Abstract: Quantum mechanics and general relativity are foundations of contemporary theoretical physics. The former addresses the question of the basic constituents of matter and their interactions, while the latter entwines the gravitational dynamics of matter with the geometry of spacetime itself. But what are the fundamental constituents of spacetime?

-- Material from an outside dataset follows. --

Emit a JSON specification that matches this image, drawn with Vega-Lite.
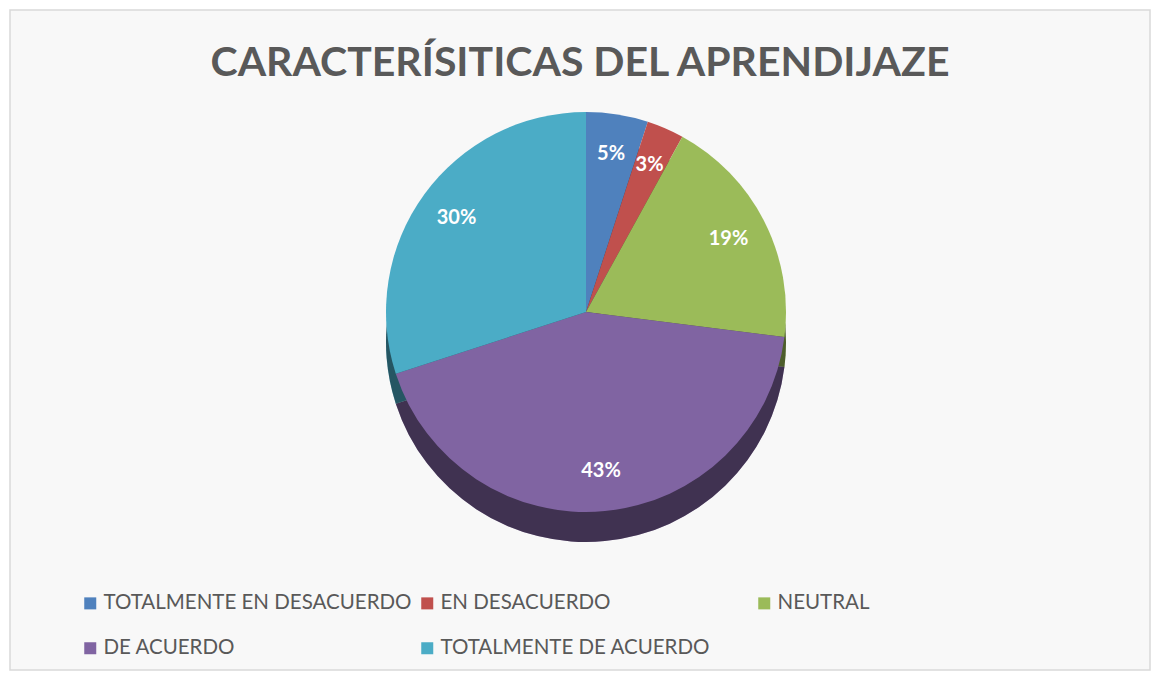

Holographic duality provides an exact definition of quantum gravity in terms of an ordinary strongly-coupled quantum system in one fewer dimension. In this paradigm, spacetime emerges from underlying quantum degrees of freedom as an effective description at low energies. In this talk, Collier will describe how the conformal bootstrap, which is a set of ideas and techniques for constraining strongly-coupled quantum field theories, opens a non-perturbative window into quantum aspects of black holes and quantum cosmology. He will review recent advances in the exploration of low-dimensional models of quantum gravity, where bootstrap techniques are most powerful. These provide controlled settings where holographic dualities may be derived and understood in complete detail, shedding light on the inner workings of quantum gravity. We will see that Euclidean wormholes in gravity (higher topology solutions of Einstein’s equations) provide a statistical accounting of black hole microstates and a coarse-grained picture of the space of chaotic conformal field theories, leading to a fascinating interplay between the conformal bootstrap and quantum chaos. He will conclude by explaining the microscopic realization of one of the simplest models of quantum gravity in an expanding universe in terms of a double-scaled matrix model, leading to a surprising new role for random matrix theory in quantum cosmology.